§ **STATED GOAL**
Take the lines from the head of the listing through the one bearing "const phaseStart = 1.35, phaseEnd" and copy them exactly, leaving every picture out.

==*==

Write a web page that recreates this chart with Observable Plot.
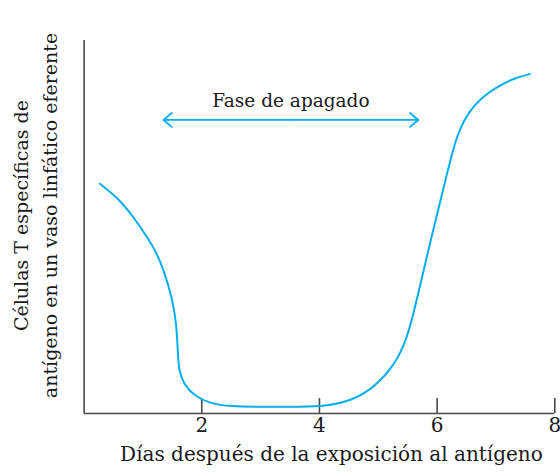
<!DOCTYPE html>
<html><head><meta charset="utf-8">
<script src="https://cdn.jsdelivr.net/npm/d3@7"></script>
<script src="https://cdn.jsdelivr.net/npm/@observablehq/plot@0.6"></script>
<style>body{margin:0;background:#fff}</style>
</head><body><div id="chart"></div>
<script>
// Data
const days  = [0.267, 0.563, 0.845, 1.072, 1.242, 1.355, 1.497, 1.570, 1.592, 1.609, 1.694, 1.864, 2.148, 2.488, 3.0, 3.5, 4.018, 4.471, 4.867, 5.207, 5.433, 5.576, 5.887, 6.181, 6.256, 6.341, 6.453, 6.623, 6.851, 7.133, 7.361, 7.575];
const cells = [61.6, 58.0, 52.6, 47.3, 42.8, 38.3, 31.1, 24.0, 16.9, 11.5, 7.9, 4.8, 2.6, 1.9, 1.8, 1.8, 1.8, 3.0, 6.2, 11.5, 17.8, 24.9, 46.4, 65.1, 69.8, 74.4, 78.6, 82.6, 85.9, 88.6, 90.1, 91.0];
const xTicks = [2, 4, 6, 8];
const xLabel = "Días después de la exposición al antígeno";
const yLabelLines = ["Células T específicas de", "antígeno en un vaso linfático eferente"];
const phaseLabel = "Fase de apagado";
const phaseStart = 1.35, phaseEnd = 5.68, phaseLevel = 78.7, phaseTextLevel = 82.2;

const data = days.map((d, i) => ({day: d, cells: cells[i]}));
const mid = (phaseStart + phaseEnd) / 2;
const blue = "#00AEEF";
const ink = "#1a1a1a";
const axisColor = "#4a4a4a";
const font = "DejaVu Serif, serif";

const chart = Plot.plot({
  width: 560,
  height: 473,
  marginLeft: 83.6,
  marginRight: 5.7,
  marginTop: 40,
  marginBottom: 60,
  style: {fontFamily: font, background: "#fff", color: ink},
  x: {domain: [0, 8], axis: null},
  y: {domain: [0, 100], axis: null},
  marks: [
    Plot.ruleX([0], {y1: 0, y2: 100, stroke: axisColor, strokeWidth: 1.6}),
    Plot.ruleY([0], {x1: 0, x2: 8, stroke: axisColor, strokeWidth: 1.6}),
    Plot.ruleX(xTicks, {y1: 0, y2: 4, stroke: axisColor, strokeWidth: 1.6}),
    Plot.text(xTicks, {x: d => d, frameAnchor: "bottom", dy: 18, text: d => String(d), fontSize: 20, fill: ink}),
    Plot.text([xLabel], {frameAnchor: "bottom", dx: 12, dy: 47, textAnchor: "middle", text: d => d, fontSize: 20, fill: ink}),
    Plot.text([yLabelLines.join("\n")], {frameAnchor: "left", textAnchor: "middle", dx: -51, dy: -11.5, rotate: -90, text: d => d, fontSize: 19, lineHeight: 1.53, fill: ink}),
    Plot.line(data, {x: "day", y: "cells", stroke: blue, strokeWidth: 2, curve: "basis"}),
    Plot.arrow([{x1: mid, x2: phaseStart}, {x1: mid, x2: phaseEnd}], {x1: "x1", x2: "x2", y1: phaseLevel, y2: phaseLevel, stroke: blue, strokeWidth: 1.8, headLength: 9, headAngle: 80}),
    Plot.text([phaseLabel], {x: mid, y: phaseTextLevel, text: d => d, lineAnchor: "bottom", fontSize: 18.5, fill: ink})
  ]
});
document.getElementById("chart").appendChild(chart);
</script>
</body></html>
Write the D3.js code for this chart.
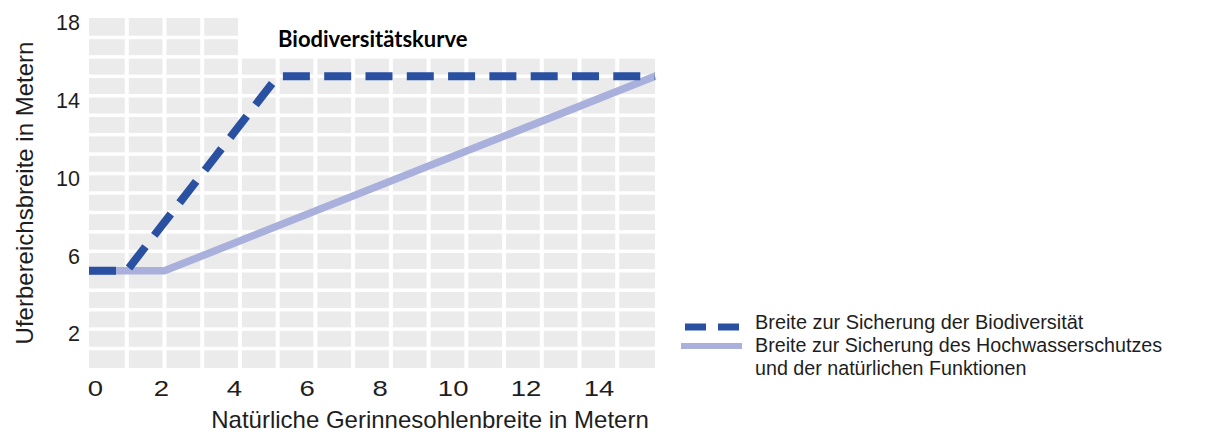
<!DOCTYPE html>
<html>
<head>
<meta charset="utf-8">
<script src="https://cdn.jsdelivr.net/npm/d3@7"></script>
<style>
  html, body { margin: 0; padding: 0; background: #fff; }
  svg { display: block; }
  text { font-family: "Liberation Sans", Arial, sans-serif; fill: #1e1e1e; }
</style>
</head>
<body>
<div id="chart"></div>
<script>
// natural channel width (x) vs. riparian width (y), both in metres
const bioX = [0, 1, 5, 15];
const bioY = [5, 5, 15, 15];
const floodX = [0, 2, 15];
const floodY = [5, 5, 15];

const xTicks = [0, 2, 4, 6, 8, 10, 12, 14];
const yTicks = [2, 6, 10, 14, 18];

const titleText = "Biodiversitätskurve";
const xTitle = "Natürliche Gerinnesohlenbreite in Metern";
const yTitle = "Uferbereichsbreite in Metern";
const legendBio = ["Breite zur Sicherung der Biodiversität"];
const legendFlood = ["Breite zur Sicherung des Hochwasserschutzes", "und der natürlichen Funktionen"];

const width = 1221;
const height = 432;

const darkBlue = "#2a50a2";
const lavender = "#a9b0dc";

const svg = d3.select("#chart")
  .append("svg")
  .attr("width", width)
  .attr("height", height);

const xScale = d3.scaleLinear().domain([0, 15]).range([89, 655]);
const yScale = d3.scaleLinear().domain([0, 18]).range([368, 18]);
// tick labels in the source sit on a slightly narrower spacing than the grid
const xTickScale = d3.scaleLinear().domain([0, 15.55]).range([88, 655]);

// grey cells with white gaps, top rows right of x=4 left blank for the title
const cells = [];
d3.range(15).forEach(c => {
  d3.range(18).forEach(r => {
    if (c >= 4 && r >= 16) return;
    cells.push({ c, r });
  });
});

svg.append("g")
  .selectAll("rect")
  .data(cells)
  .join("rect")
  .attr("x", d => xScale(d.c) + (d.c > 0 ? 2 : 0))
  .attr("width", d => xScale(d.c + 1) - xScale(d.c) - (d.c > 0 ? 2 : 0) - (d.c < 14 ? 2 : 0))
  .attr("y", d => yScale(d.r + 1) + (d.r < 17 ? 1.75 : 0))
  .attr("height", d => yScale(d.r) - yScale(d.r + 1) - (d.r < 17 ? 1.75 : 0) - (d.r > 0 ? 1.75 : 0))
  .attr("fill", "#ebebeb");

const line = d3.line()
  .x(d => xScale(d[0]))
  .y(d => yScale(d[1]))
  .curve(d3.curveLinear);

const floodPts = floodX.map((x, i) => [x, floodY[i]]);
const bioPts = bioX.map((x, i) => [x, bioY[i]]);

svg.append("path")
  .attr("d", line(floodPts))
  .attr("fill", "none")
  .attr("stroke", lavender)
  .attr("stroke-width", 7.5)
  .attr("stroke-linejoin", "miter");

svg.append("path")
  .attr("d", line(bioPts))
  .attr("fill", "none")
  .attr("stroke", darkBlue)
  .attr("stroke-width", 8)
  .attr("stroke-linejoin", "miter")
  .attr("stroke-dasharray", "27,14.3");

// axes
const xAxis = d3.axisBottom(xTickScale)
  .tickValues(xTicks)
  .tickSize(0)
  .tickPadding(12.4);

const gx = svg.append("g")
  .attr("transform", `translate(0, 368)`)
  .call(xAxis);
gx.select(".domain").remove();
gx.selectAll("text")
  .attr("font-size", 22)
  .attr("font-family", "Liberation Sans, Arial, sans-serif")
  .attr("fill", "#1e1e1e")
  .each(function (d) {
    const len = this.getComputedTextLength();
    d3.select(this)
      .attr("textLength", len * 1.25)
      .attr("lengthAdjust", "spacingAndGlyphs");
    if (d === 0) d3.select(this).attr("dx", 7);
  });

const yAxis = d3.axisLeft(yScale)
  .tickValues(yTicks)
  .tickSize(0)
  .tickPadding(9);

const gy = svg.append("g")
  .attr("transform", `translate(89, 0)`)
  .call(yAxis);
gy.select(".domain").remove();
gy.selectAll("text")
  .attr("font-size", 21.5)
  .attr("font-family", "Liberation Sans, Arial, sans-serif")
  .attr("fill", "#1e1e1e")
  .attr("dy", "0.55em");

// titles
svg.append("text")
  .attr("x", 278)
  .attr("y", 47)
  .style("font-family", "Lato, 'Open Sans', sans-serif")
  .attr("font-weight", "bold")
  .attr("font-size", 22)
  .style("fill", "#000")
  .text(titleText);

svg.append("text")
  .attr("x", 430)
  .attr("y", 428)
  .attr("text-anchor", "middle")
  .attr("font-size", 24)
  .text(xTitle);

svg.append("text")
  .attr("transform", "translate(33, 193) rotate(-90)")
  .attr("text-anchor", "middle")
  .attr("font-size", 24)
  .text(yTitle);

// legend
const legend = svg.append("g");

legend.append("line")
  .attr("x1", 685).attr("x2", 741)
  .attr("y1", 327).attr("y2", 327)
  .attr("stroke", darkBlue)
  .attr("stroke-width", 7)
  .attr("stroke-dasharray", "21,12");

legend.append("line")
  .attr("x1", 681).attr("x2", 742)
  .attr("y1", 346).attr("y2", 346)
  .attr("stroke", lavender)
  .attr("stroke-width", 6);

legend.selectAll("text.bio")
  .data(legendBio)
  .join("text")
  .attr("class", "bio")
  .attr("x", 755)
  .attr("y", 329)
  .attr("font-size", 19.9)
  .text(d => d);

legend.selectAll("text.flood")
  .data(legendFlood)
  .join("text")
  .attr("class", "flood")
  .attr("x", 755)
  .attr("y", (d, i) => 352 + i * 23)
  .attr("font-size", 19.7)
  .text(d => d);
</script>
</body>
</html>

==*==

§ **CORRECT RESPONSE**
Write a web page that recreates this chart with Observable Plot.
<!DOCTYPE html>
<html><head><meta charset="utf-8">
<script src="https://cdn.jsdelivr.net/npm/d3@7"></script>
<script src="https://cdn.jsdelivr.net/npm/@observablehq/plot@0.6"></script>
<style>body{margin:0;background:#fff}</style>
</head><body><div id="chart"></div>
<script>
// Data
const days  = [0.267, 0.563, 0.845, 1.072, 1.242, 1.355, 1.497, 1.570, 1.592, 1.609, 1.694, 1.864, 2.148, 2.488, 3.0, 3.5, 4.018, 4.471, 4.867, 5.207, 5.433, 5.576, 5.887, 6.181, 6.256, 6.341, 6.453, 6.623, 6.851, 7.133, 7.361, 7.575];
const cells = [61.6, 58.0, 52.6, 47.3, 42.8, 38.3, 31.1, 24.0, 16.9, 11.5, 7.9, 4.8, 2.6, 1.9, 1.8, 1.8, 1.8, 3.0, 6.2, 11.5, 17.8, 24.9, 46.4, 65.1, 69.8, 74.4, 78.6, 82.6, 85.9, 88.6, 90.1, 91.0];
const xTicks = [2, 4, 6, 8];
const xLabel = "Días después de la exposición al antígeno";
const yLabelLines = ["Células T específicas de", "antígeno en un vaso linfático eferente"];
const phaseLabel = "Fase de apagado";
const phaseStart = 1.35, phaseEnd = 5.68, phaseLevel = 78.7, phaseTextLevel = 82.2;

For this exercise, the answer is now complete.